Assume, we’re at node 4, show in figure-1.

In-order successor of node 4 will be the left-most node of its right sub-tree. To reach there, we’ll go to the right of node 4 (which is node 9), then will continue our journey until the node with no child comes.

Here is the code we’re following in this:

p = p->R;
while(p->LTH == child)
p = p->L;
return p

• Take the right node.
• Continue journey if it has left child.
• Take the left node.
• Return it.

At node 5, the condition if(p->RTH == thread) will be true and node 7 will be come out through return(p->R) as in-order successor of node 5. After node 7, node 9 will be there, later, node 14.

Problem in finding In-order successor of Threaded Binary Tree

What if “p” is initially at root node (14 in our case), shown in figure-3? We stuck. 🙃 That’s how it happens:

Right thread for node 14 is not set, so our code will jump to the else part, which takes the right node of “p” (node 15 in our case). See figure-4.

While we should go to the node 3 in case of in-order traversal, in other words, “3” should be printed first. But we’re going to the right of “14” instead of left.

Our In-order traversal prints the nodes in this way: 3, 4, 5, 6, 7, 9 …

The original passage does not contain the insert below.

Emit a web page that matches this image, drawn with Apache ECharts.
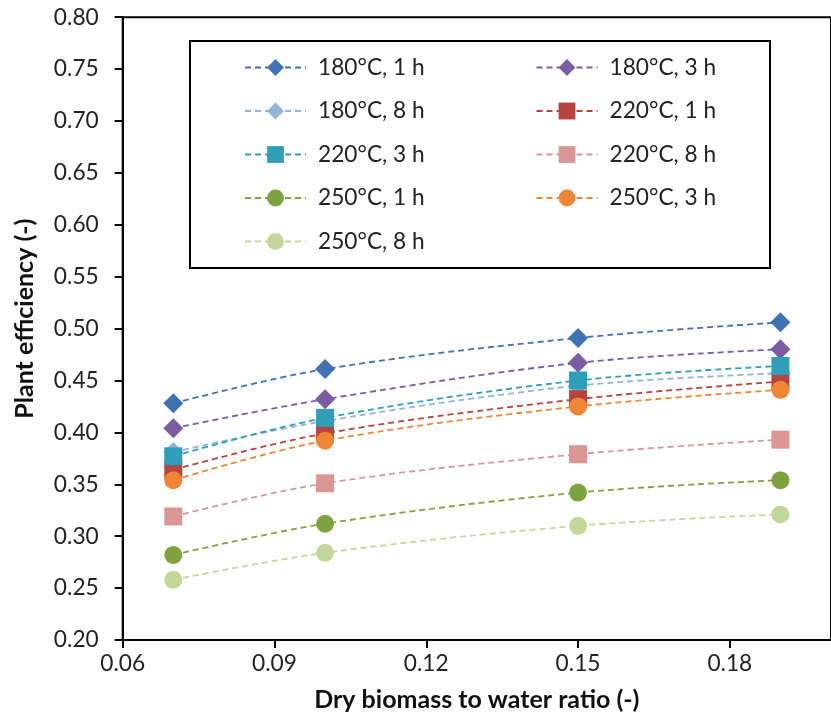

Trick to Solve the Problem in Threaded Binary Tree

We will insert an extra node in the binary tree and call it as a dummy node.

See figure-5.

• This dummy node has either no value or some dummy value.
• The left pointer of this node is pointing to the root node of the tree while the right pointer is seen pointing itself i.e. to dummy node.
• Left thread of the left most node is pointing towards the dummy node.
• Right thread of the right most node is pointing towards the dummy node.

C++ Code

/* This routine will traverse the binary search tree */

void fastInorder(TreeNode* p) {
    while((p=nexInorder(p)) != dummy) cout << p->getInfo();
}

Conclusion

1. Check whether the right pointer of this node is not thread. If so, then it is advisable to move the pointer towards the right pointer of the node.
2. We will go to the while loop and start moving on the left of the node till the time we get a node with the left pointer as thread.
3. The pointer p will move from dummy to node 14. As the left pointer of node 14 is not thread so p will move to node 4. Again the p will move to node 3. As the left pointer of p is thread, the while loop will finish here. This value will be returned that is pointing to node 3.

This in-order traversal will be faster than the recursive in-order traversal. We’ve not used additional memory for this routine. We are using the null links and putting the values of thread in it.

In the recursive routines, we have to stop the recursion at some condition. Otherwise, it will keep on executing and lead to the aborting of our program.

REFERENCE: CS301 Handouts (page 316 to 326)